Das Bundesamt für Bevölkerungsschutz und Katastrophenhilfe (BBK) hat jedenfalls den Bunkern sein finanzielles Wohlwollen entzogen. Rund 2000 sind es bundesweit, nach Angaben von BBK-Sprecherin Ursula Fuchs kosten sie jährlich rund zwei Millionen Euro. Aber der Kalte Krieg , sagt sie, sei bekanntermaßen vorbei, damit die „Gefährdungsannahme“. Der Bund sei aber weiter für den Zivilschutz zuständig.

Die Senatsverwaltung für Stadtentwicklung kann sich schon vorstellen, dass die Bunker in attraktiven Lagen als künftiger Baugrund interessant sein dürften. 18 Bunker gehören den Bezirken.

Der ehemalige Reichsbahnbunker an der Reinhardtstraße in Mitte wurde, wie berichtet, verkauft und zur Kunsthalle mit Penthouse umgebaut. Auch der Kreuzberger Fichtebunker, in dem lange Jahre wie in vielen anderen Bunkern Lebensmittel der „Senatsreserve“ lagerten, ist für Wohnungen umgestaltet worden. Beim Bau des Ku’damm-Karrees wurde in den 70er Jahren auch ein Kellerbunker angelegt, der inzwischen als Ausstellungsraum genutzt wird. Zu den Bunkern gehören noch 280 Schutzräume, die oftmals Tiefgaragen, mitunter nur größere Keller mit einer Brandschutztür sind. Insgesamt könnten rund 24 000 Berliner in Bunkern und Kellern Platz finden.

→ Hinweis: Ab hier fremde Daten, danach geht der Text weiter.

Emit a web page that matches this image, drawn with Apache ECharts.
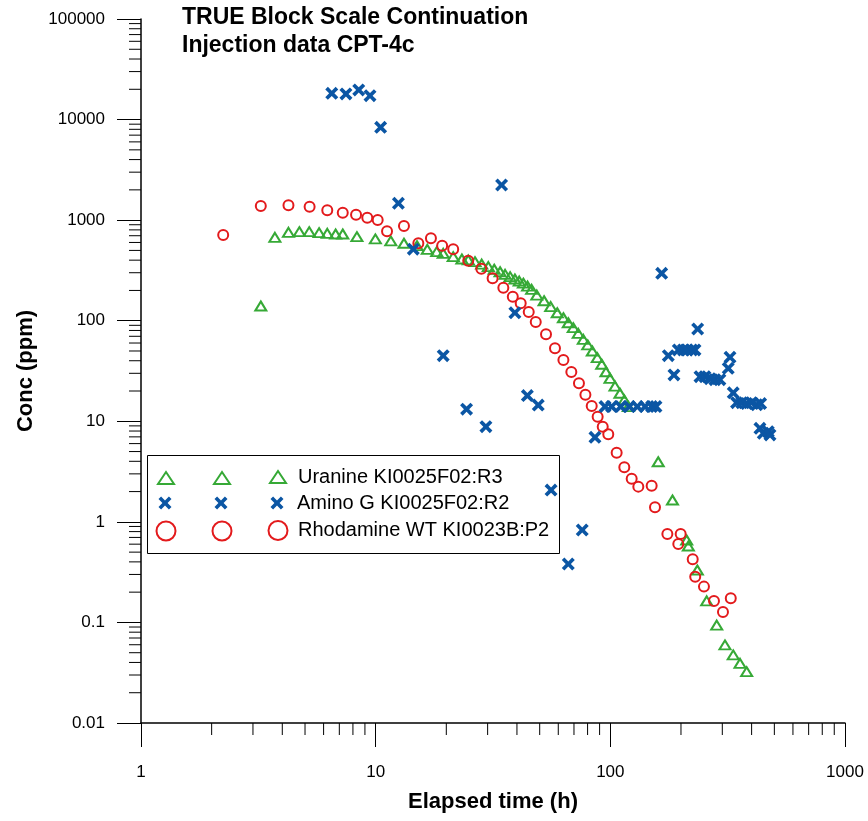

Das Berliner Bunkernetzwerk machte 2006 auf bis dahin weithin unbekannte Bunker in Potsdamer-Platz-Nähe als „aktive Zivilschutzanlagen“ aufmerksam: Einen Tiefbunker, der 1937 vorm „Reichsnähramt“, heute Europahaus, an der U-Bahn entstand,in den achtziger Jahren entdeckt und ausgebaut wurde. Und auf den Bunker unterm nahen Excelsior- Hochhaus an der Stresemannstraße.

Den Pallas-Bunker, in dem vor Jahren noch ausrangierte Krankenhausbetten lagerten, hat der Bezirk an denVerein Berliner Unterwelten vermietet. Sascha Keil vom Vorstand sagt, das Haus sei technisch für den Zivilschutz vorgehalten. Der Verein wolle weiter die meisten Bunker als Zeugen der Baugeschichte zeigen können.